В самолете я прочитал в «Таймс», что Винченцо Риччи, члена законодательного органа штата Нью-Йорк, обвинили, будто у него в раздаточной ведомости числилась женщина, которая на деле не работала. Теперь ему грозило тюремное заключение.
Прошло больше десяти лет с тех пор, как мы с Риччи бродили по ночным улицам Бей-Риджа. Потом я где-то читал, что его избрали в законодательный орган штата, и мне показалось странным, что единственного работника службы общественного спасения, республиканца, угораздило стать профессиональным политиком. Он всегда сердито и пристрастно отзывался о тех, кто избирал общественное поприще ради карьеры.

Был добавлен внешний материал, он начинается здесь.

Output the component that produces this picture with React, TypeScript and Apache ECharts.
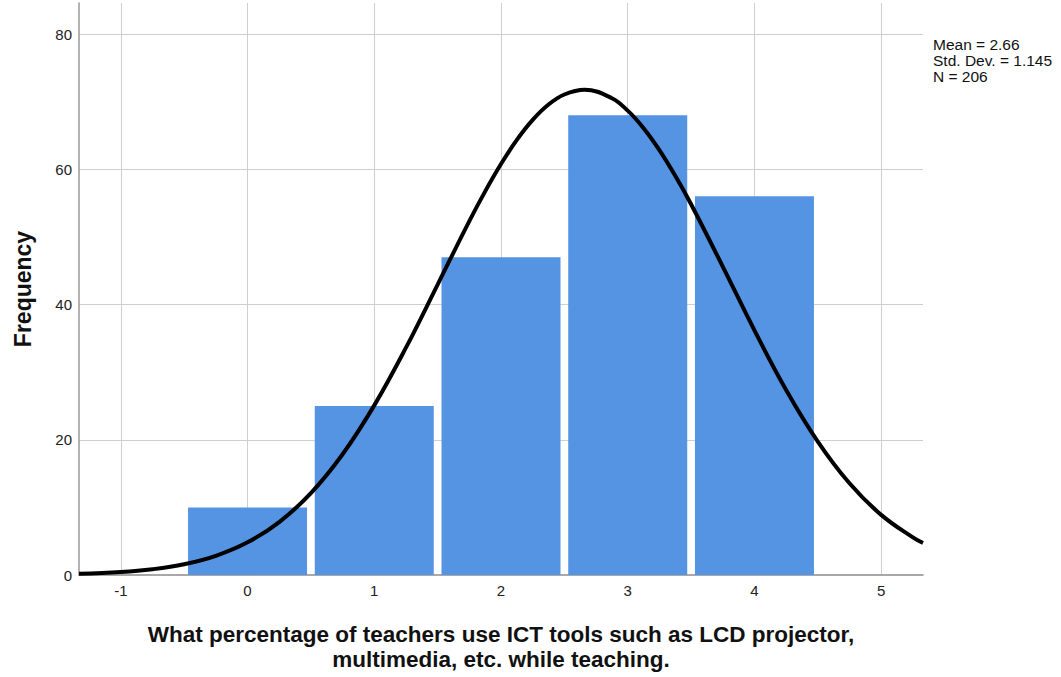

Уж не оттого ли, что самого снедало честолюбие?
Я представил его в багровых отсветах заката в Бей-Ридже, присевшим на крыло машины — в прошлом волевой боксер, служивший во флоте, засаленные темные волосы и выступающая искусственная челюсть вместо выбитых зубов. Обучая мальчишек, как блокировать удары, он с поразительной деликатностью, которой я тогда так завидовал, пытался вывести этих ребят из трущоб на дорогу нормальной жизни. Читая газету, я вспомнил, как он уличал работников социальной службы в лицемерии. Бедняга! Как быстро все улетучивается, когда встречаешь страждущие глаза, а нос улавливает знакомые ароматы городских джунглей.
Вскоре промелькнуло краткое сообщение, что он осужден и приговорен к тюрьме. Через несколько месяцев, прочитав, что он скончался при невыясненных обстоятельствах, я удивился, уж не от слишком ли большого выбора возможностей это произошло. Кто бы мог подумать тогда, в пятидесятые, когда на улицах Бей-Риджа он отдавал все силы на то, чтобы предотвратить очередную бессмысленную стычку между бандами, что это были его лучшие времена.
* * *Доживая до определенного возраста, ловишь себя на том, что не можешь смотреть на мир без иронии. Я выступал и писал против войны во Вьетнаме, однако не покидало ощущение, что все это повторение гражданской войны в Испании, только с новыми актерами — фильм о поражении, которое мне уже довелось видеть. В воинственности шестидесятых, в пробуждении негров, в пугающем отчуждении людей я видел семена грядущих разочарований. В который раз мы искали спасения где-то на стороне, а не в самих себе; закономерно и абсолютно справедливо бунтуя, почти не задумывались о личной нравственности и эгоизме каждого из нас. В пятьдесят с лишним лет я попытался отгородиться от отзвуков былых крестовых походов, но мне это не удалось.
«Цена» была своего рода заклинанием против возвращения этого парализующего видения. Два брата — полицейский и преуспевающий хирург — встречаются после смерти отца по вопросу раздела наследства. Они когда-то рассорились и с тех пор не виделись много лет. Теперь им кажется, что, повзрослев, они стали равнодушны к былым обидам. Однако прошлое наваливается на них, воспоминания о давней размолвке пробуждают застарелое чувство вражды, и они расстаются непримиренными. Им трудно понять, что мир нуждается в них обоих — в исполнительном чиновнике и в творческом, но эгоистичном создателе новых лекарств.
Как бы ни хотелось, невозможно было пренебречь тем, что подсказывали пьеса и жизнь: мы не вольны расстаться с иллюзиями, ибо смотреть правде в лицо — слишком дорогое удовольствие. Наследство братьев скупает торговец подержанной мебелью восьмидесятидевятилетний Грегори Соломон и, порывшись в старых вещах, находит пластинку с записью смеха. Слушая ее, старик начинает безудержно, ностальгически, с клекотом хохотать — понимая, сколь бессмысленно отрицать уродливые гримасы времени, он, в отличие от остальных, принимает его таким, каково оно есть.
Я особенно люблю в «Цене» те сцены, которые напоминают о Дэвиде Бернсе, восторженной личности, человеке не от мира сего, с особым, только ему присущим чувством комического, у которого всегда перед глазами стояли иные горизонты. Работа над спектаклем шла мучительно, и как-то днем репетиции оказались на грани срыва, ибо трое из четверых занятых в спектакле актеров — Артур Кеннеди, Кейт Рейд и Пэт Хингл — ударились в яростный спор с постановщиком Улу Гроссбардом. Тут на просцениуме откуда ни возьмись появился Дэви, в шляпе, в пиджаке, при галстуке, брюки перекинуты через руку. Он с удивлением посмотрел на свои наручные часы. «Господи, я совершенно забыл, — произнес он, конкретно ни к кому не обращаясь, — у меня же в Филадельфии ребенок в отделении для недоношенных!» И бросился со сцены, как Белый Кролик. Спор сам собой затих, настолько великолепно Дэви продемонстрировал нелепость человеческой глупости.